Affluent Families In Africa

Build Resilience For The Long Term: Forging Africa’s Industrial Revolution

Leadership lessons from Africa’s trailblazers

By Mutsa Chironga, Georges Desvaux, and Acha Leke

Aliko Dangote has built one of Africa’s largest industrial firms from humble origins as a trading company started with a small loan from his uncle in 1978. Today, the Nigeria-based Dangote Group manufactures commodities, including cement, sugar, and flour, in massive volumes and has annual revenues exceeding $4 billion. At the helm, Dangote continues to aim high: his new growth projects include the world’s largest single-train petroleum refinery, currently under construction near Lagos, Nigeria’s bustling commercial capital.

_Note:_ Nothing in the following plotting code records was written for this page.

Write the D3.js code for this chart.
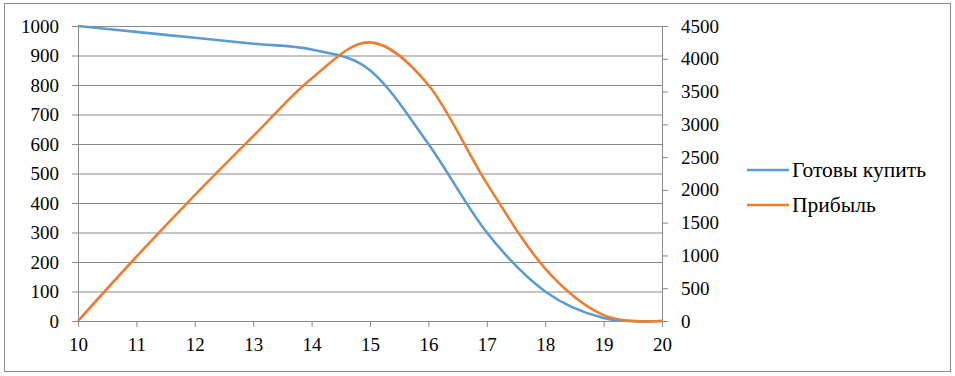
<!DOCTYPE html>
<html>
<head>
<meta charset="utf-8">
<script src="https://cdn.jsdelivr.net/npm/d3@7"></script>
<style>
  body { margin: 0; background: #fff; }
</style>
</head>
<body>
<svg id="chart" width="955" height="376"></svg>
<script>
// price points on the x axis
const prices = [10, 11, 12, 13, 14, 15, 16, 17, 18, 19, 20];
// "Готовы купить" - left axis
const buyers = [1000, 980, 960, 940, 920, 850, 600, 300, 100, 10, 0];
// "Прибыль" - right axis
const profit = [0, 980, 1920, 2820, 3700, 4250, 3600, 2100, 800, 90, 0];

const leftTicks = [0, 100, 200, 300, 400, 500, 600, 700, 800, 900, 1000];
const rightTicks = [0, 500, 1000, 1500, 2000, 2500, 3000, 3500, 4000, 4500];

const seriesNames = ["Готовы купить", "Прибыль"];
const colors = ["#5b9bd5", "#ed7d31"];

const FONT = "'Liberation Serif', 'Times New Roman', serif";
const svg = d3.select("#chart");
const gridColor = "#898989";

// outer frame
svg.append("rect")
    .attr("x", 4.5).attr("y", 3.5)
    .attr("width", 946).attr("height", 368)
    .attr("fill", "#fff")
    .attr("stroke", "#8c8c8c");

const x = d3.scaleLinear().domain([10, 20]).range([78, 662]);
const yL = d3.scaleLinear().domain([0, 1000]).range([321, 26]);
const yR = d3.scaleLinear().domain([0, 4500]).range([321, 26]);

function styleAxis(g) {
    g.attr("font-family", FONT).attr("font-size", 19);
    g.select(".domain").attr("stroke", gridColor);
    g.selectAll(".tick line").attr("stroke", gridColor);
    g.selectAll("text").style("font-family", FONT).style("font-size", "19px").attr("fill", "#000");
}

// horizontal grid + left ticks
svg.append("g")
    .attr("transform", "translate(78,0)")
    .call(d3.axisLeft(yL).tickValues(leftTicks).tickFormat(d3.format("d")).tickSize(6).tickSizeOuter(0).tickPadding(13))
    .call(g => g.selectAll(".tick line").clone()
        .attr("x2", 662 - 78))
    .call(styleAxis);

// right axis
svg.append("g")
    .attr("transform", "translate(662,0)")
    .call(d3.axisRight(yR).tickValues(rightTicks).tickFormat(d3.format("d")).tickSize(6).tickSizeOuter(0).tickPadding(13))
    .call(styleAxis);

// x axis
svg.append("g")
    .attr("transform", "translate(0,321)")
    .call(d3.axisBottom(x).tickValues(prices).tickFormat(d3.format("d")).tickSize(6).tickSizeOuter(0).tickPadding(11))
    .call(styleAxis);

const curve = d3.curveCardinal.tension(0);

const lineL = d3.line().x((d, i) => x(prices[i])).y(d => yL(d)).curve(curve);
const lineR = d3.line().x((d, i) => x(prices[i])).y(d => yR(d)).curve(curve);

svg.append("path")
    .attr("d", lineL(buyers))
    .attr("fill", "none")
    .attr("stroke", colors[0])
    .attr("stroke-width", 2.6)
    .attr("stroke-linejoin", "round");

svg.append("path")
    .attr("d", lineR(profit))
    .attr("fill", "none")
    .attr("stroke", colors[1])
    .attr("stroke-width", 2.6)
    .attr("stroke-linejoin", "round");

// legend
const legend = svg.append("g").attr("transform", "translate(747,170)");
seriesNames.forEach((name, i) => {
    const row = legend.append("g").attr("transform", `translate(0,${i * 35})`);
    row.append("line")
        .attr("x1", 0).attr("x2", 42)
        .attr("stroke", colors[i])
        .attr("stroke-width", 2.6);
    row.append("text")
        .attr("x", 45).attr("y", 7)
        .style("font-family", FONT)
        .style("font-size", "21.5px")
        .attr("fill", "#000")
        .text(name);
});
</script>
</body>
</html>
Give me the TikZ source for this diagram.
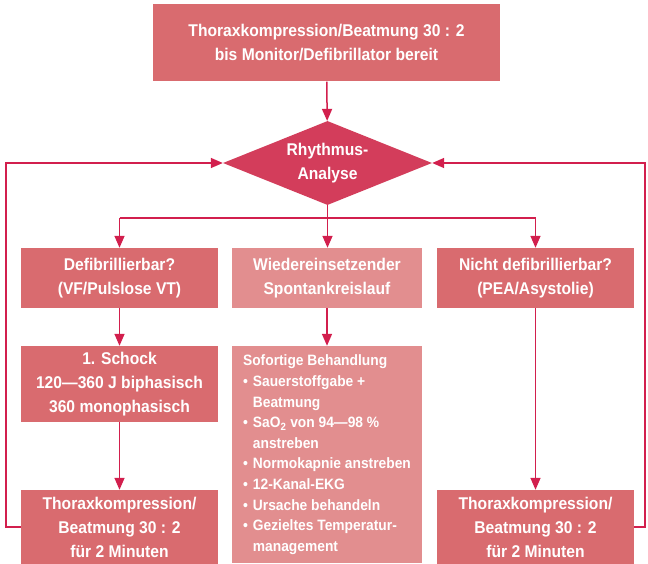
\documentclass[tikz,border=0pt]{standalone}
\usepackage{fontspec}
\setmainfont{Liberation Sans}[FakeStretch=0.92]
\usetikzlibrary{shapes.geometric,arrows.meta}
\definecolor{boxc}{HTML}{D96B6F}
\definecolor{lightc}{HTML}{E28E8F}
\definecolor{diac}{HTML}{D33D5B}
\definecolor{linec}{HTML}{D21F4D}
\tikzset{
  boxnode/.style={rectangle, fill=boxc, text=white, font=\bfseries\fontsize{17}{24}\selectfont, align=center, inner sep=0pt},
  lightbox/.style={boxnode, fill=lightc},
  conn/.style={draw=linec, line width=1.5pt},
  arr/.style={conn, -{Triangle[width=10pt,length=12pt]}},
}
\begin{document}
\begin{tikzpicture}[x=1pt,y=-1pt]
\useasboundingbox (0,0) rectangle (648,564);
\node[boxnode, minimum width=347pt, minimum height=77pt] (top) at (326.5,43) {Thoraxkompression/Beatmung 30 : 2\\bis Monitor/Defibrillator bereit};
\node[diamond, fill=diac, text=white, font=\bfseries\fontsize{17}{24}\selectfont, align=center, inner sep=0pt, minimum width=209pt, minimum height=84pt, aspect=2.49] (dia) at (327.5,163) {Rhythmus-\\Analyse};
\node[boxnode, minimum width=197pt, minimum height=60pt] (defib) at (119.5,278) {Defibrillierbar?\\(VF/Pulslose VT)};
\node[lightbox, minimum width=190pt, minimum height=60pt] (rosc) at (327,278) {Wiedereinsetzender\\Spontankreislauf};
\node[boxnode, minimum width=197pt, minimum height=60pt] (nodef) at (535.5,278) {Nicht defibrillierbar?\\(PEA/Asystolie)};
\node[boxnode, minimum width=197pt, minimum height=76pt] (shock) at (119.5,384) {1. Schock\\120---360 J biphasisch\\360 monophasisch};
\node[lightbox, minimum width=190pt, minimum height=217pt, font=\bfseries\fontsize{15}{20.6}\selectfont, align=left] (care) at (327,454.5) {%
\begin{tabular}{@{}l@{\hspace{5pt}}l@{}}
\multicolumn{2}{@{}l@{}}{Sofortige Behandlung}\\
•&Sauerstoffgabe +\\
&Beatmung\\
•&SaO\textsubscript{2} von 94---98 \%\\
&anstreben\\
•&Normokapnie anstreben\\
•&12-Kanal-EKG\\
•&Ursache behandeln\\
•&Gezieltes Temperatur-\\
&management
\end{tabular}};
\node[boxnode, minimum width=197pt, minimum height=74pt] (cprl) at (119.5,527) {Thoraxkompression/\\Beatmung 30 : 2\\für 2 Minuten};
\node[boxnode, minimum width=197pt, minimum height=74pt] (cprr) at (535.5,527) {Thoraxkompression/\\Beatmung 30 : 2\\für 2 Minuten};
\coordinate (bl) at (119.5,218);
\coordinate (bm) at (327.5,218);
\coordinate (br) at (535.5,218);
\coordinate (ll) at (6,527);
\coordinate (lu) at (6,163);
\coordinate (rl) at (645,527);
\coordinate (ru) at (645,163);
\draw[arr] (top) -- (dia);
\draw[conn] (dia.south) -- (bm);
\draw[conn] (bl) -- (br);
\draw[arr] (bl) -- (defib);
\draw[arr] (bm) -- (rosc.north -| bm);
\draw[arr] (br) -- (nodef);
\draw[arr] (defib) -- (shock);
\draw[arr] (shock) -- (cprl);
\draw[arr] (rosc) -- (care);
\draw[arr] (nodef) -- (cprr);
\draw[arr] (cprl.west) -- (ll) -- (lu) -- (dia.west);
\draw[arr] (cprr.east) -- (rl) -- (ru) -- (dia.east);
\end{tikzpicture}
\end{document}
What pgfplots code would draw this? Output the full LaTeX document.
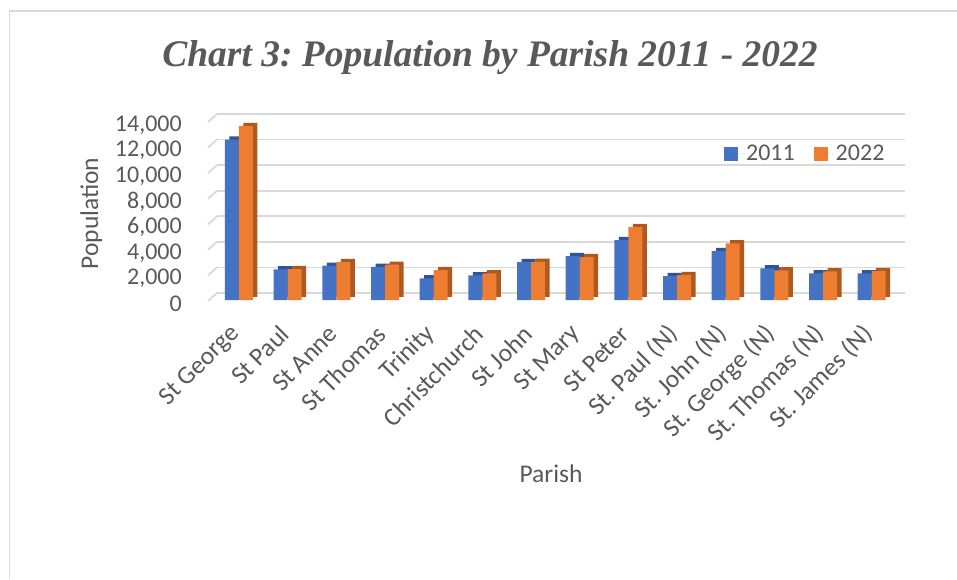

Aliko Dangote: As a trading company, we had the infrastructure, the logistics, the warehouses, the customers. But we were importing the goods we sold—for example, pasta from Italy. It was clear to us that the only way forward for us was industrialization. Yet we knew that everyone who had tried industrialization in Nigeria pre-1995 had gone out of business, so before I invested my money in building manufacturing businesses in Africa I went to investigate the manufacturing sector in another big, challenging emerging market—Brazil. I did a lot of research, spent time in factories, and really thought through the challenges.

At the time, Brazilian manufacturers were dealing with hyperinflation and massive exchange-rate problems. They helped me realize that if we were going to build industries in Africa, we would have to be the boldest people around. If we weren’t going to be bold, we could just forget it. Even today, my philosophy is “think big, dream big, and do big things.” Our target is to achieve annual revenues of 10 percent of Nigeria’s GDP—some $45 billion to $50 billion.

I didn’t start my manufacturing businesses assuming I’d have zero problems. I said, “Even if there are problems, I’ll solve them.” For example, in the early years of Dangote Industries, I was offered a 30 percent stake in a new sugar-refinery project in Nigeria, but my partner pulled out when costs began to mount. Not only did I decide to go forward on my own, I increased the plant’s capacity by another 50 percent.

For us, an essential strategy to build a resilient manufacturing business is to diversify as much as possible. There’s no sector that’s permanently healthy—if, today, cement is excellent in Nigeria, it might not be in the next five years—so we’re fully diversified across different products, as well as downstream, midstream, and upstream. For example, our push for backward integration involves producing our own raw materials on a massive scale. We are investing close to $5 billion over the next three years in sugar, rice, and dairy production alone. Such investment matters not just to our company but to our continent. The majority of African countries depend on imported food; Nigeria alone imports around five million tons of wheat a year. We have land, we have water, we have the climate. We shouldn’t be a massive importer of food.

For many of our manufacturing businesses, we also generate our own electric power. This is based on the realization that a lack of reliable power has been one of the major impediments to industry in Africa and has caused many manufacturers to fail. Here, too, our vision extends beyond our own operations. For example, we have partnered with Black Rhino, a subsidiary of the US-based asset manager Blackstone, to develop power-generation projects to feed into Nigeria’s grid.

Talent is another important enabler of our success as an African manufacturer. We established the Dangote Academy in 2010 to train employees in technical and managerial skills. We recognize that we cannot rely on universities and colleges to provide the very specialized technical and managerial training required to run major industrial factories such as ours, particularly in the large numbers of such people that we will need. In Nigeria alone, we already employ 26,000 people. I always say, “If a country imports manufactured goods, it also imports poverty. If you don’t want to import poverty into your country, you have to create jobs.”

Doing business in Africa is for the discerning, imaginative, and bold executive. I am convinced that Africa is the best-kept secret as a place for a profitable and fulfilling business enterprise. You don’t have to be African to succeed in Africa. But if you really want to do business here, you have to think long term. Africa is not a place where you can come and invest for two or three years, milk the business, and run away. You have to build a business that can succeed in the good times, the OK times, and the bad times.